Argentina's judiciary has appointed a Holocaust studies judge to take over the probe into Buenos Aires' 1994 Jewish center bombing. Daniel Rafecas will replace prosecutor Alberto Nisman, who was fatally shot last month.

Screenshot YouTube Daniel Rafecas
Image: YouTube/unescoSpanish

Rafecas, whose studies have earned him awards from three Argentine Jewish groups, takes over after revelations that Nisman had wanted President Cristina Fernandez de Kirchner arrested for allegedly trying to shield Iranian bombing suspects.

Kirchner, who's due to complete her trade trip to China on Thursday, raised eyebrows on Wednesday with a controversial tweet in which she mimicked Chinese accent stereotypes.
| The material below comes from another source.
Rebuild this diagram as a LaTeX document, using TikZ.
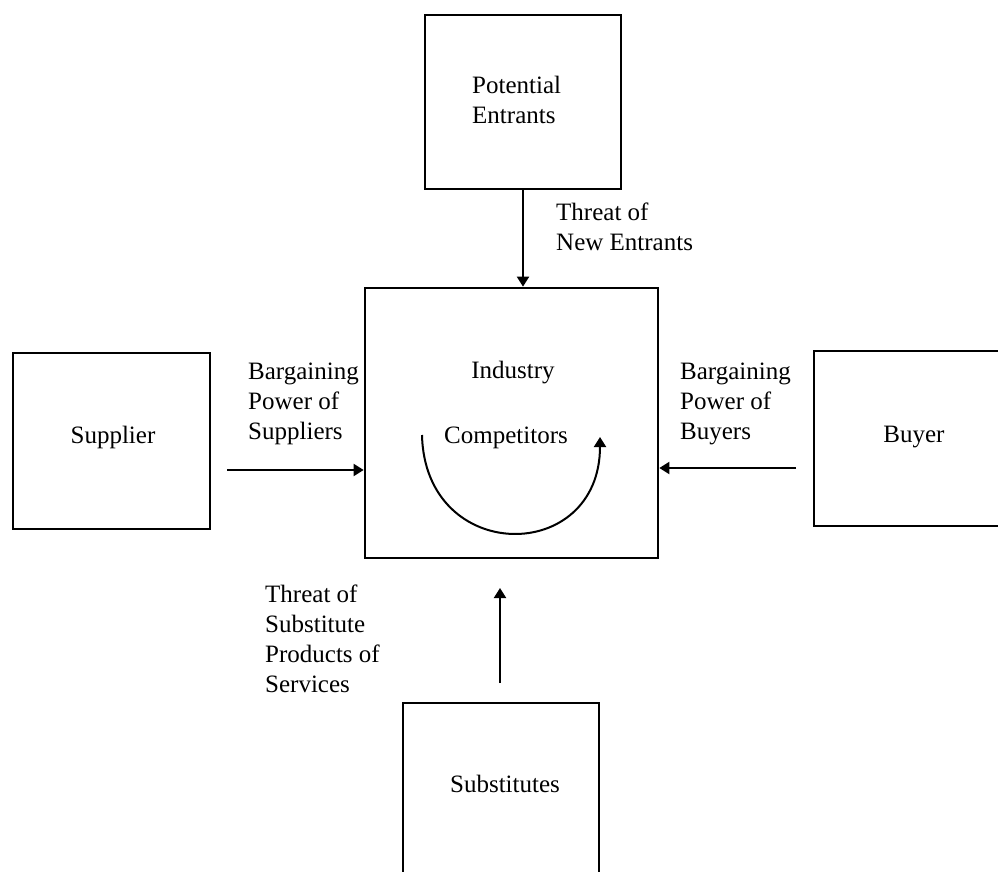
\documentclass[tikz,border=0pt]{standalone}
\usepackage{fontspec}
\setmainfont{Liberation Serif}
\usetikzlibrary{arrows.meta}
\begin{document}
\begin{tikzpicture}[x=1pt,y=-1pt,
  box/.style={draw,line width=2.1pt,inner sep=0pt},
  mainbox/.style={draw,line width=2.7pt,inner sep=0pt},
  txt/.style={font=\fontsize{25}{30}\selectfont,inner sep=0pt},
  lbl/.style={txt,align=left,anchor=north west},
  word/.style={txt,anchor=base},
  arr/.style={line width=2pt,-{Triangle[length=10pt,width=12pt]}}]
\useasboundingbox (0,0) rectangle (998,872);
\clip (0,0) rectangle (998,872);

% the five forces boxes
\node[box,minimum width=196,minimum height=174] (pe) at (523,102) {};
\node[mainbox,minimum width=293,minimum height=270] (ind) at (511.5,423) {};
\node[box,minimum width=197,minimum height=176] (sup) at (111.5,441) {};
\node[box,minimum width=200,minimum height=175] (buy) at (914,438.5) {};
\node[box,minimum width=196,minimum height=190] (sub) at (501,798) {};

% box titles
\node[lbl] (peT) at (472,76) {Potential\\Entrants};
\node[word] (indT) at (513,378) {Industry};
\node[word] (compT) at (506,443) {Competitors};
\node[word] (supT) at (113,443) {Supplier};
\node[word] (buyT) at (914,442) {Buyer};
\node[word] (subT) at (505,792) {Substitutes};

% force labels
\node[lbl] (newL) at (556,203) {Threat of\\New Entrants};
\node[lbl] (supL) at (248,363) {Bargaining\\Power of\\Suppliers};
\node[lbl] (buyL) at (680,363) {Bargaining\\Power of\\Buyers};
\node[lbl] (subL) at (265,585) {Threat of\\Substitute\\Products of\\Services};

% connectors
\coordinate (supTail) at (227,470);
\coordinate (buyTail) at (796,468);
\coordinate (subTail) at (500,683);
\coordinate (subHead) at (500,588);
\draw[arr] (pe.south) -- (pe.south |- ind.north);
\draw[arr] (supTail) -- (supTail -| ind.west);
\draw[arr] (buyTail) -- (buyTail -| ind.east);
\draw[arr] (subTail) -- (subHead);

% rivalry among competitors
\coordinate (rivS) at (422,435);
\coordinate (rivE) at (600,437);
\draw[arr] (rivS) .. controls (425,565) and (600,565) .. (rivE);
\end{tikzpicture}
\end{document}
Many recipients accused her of making a racist tweet.

She later apologized, saying that she currently faced "ridiculousness" that could only be "digested with humor."

Draft warrant found

While arriving in China on Tuesday, the Argentinean prosecutor looking into Nisman's mysterious death, Viviana Fein, admitted that a draft warrant for Kirchner's arrest, dated June 2014, had been found in Nisman's apartment.

Nisman, 51, was found dead in his apartment bathroom in Buenos Aires on January 18, hours before he was due to brief Argentine lawmakers on the 1994 bombing that left 85 people dead and 300 wounded.

Four days before that briefing he had filed a 300-page report accusing Iran of ordering the attack via the Lebanon-based group Hezbollah and claiming that Kirchner and other senior Argentine officials had shielded Iranian suspects in exchange for oil.

Fein told a press conference on Wednesday that she had cancelled a planned vacation from mid-February to proceed with her probe uninterrupted.

Kirchner, who has been president since 2007, has vehemently denied accusations in the widening affair.

Two Argentine nuclear plants planned

In Beijing on Wednesday, Argentine and Chinese officials signed 15 trade agreements.

Kirchner said two nuclear power plants would be built in Argentina with transfer of technology from China.

China is also helping Argentina build infrastructure such as dams and railways.

Beijing recently helped Buenos Aires stabilize its peso with a currency swap as Argentina struggles to shore up its foreign reserves.

China has pledged multibillion investments in Latin America over the next five years as part of its drive to boost its influence in the region.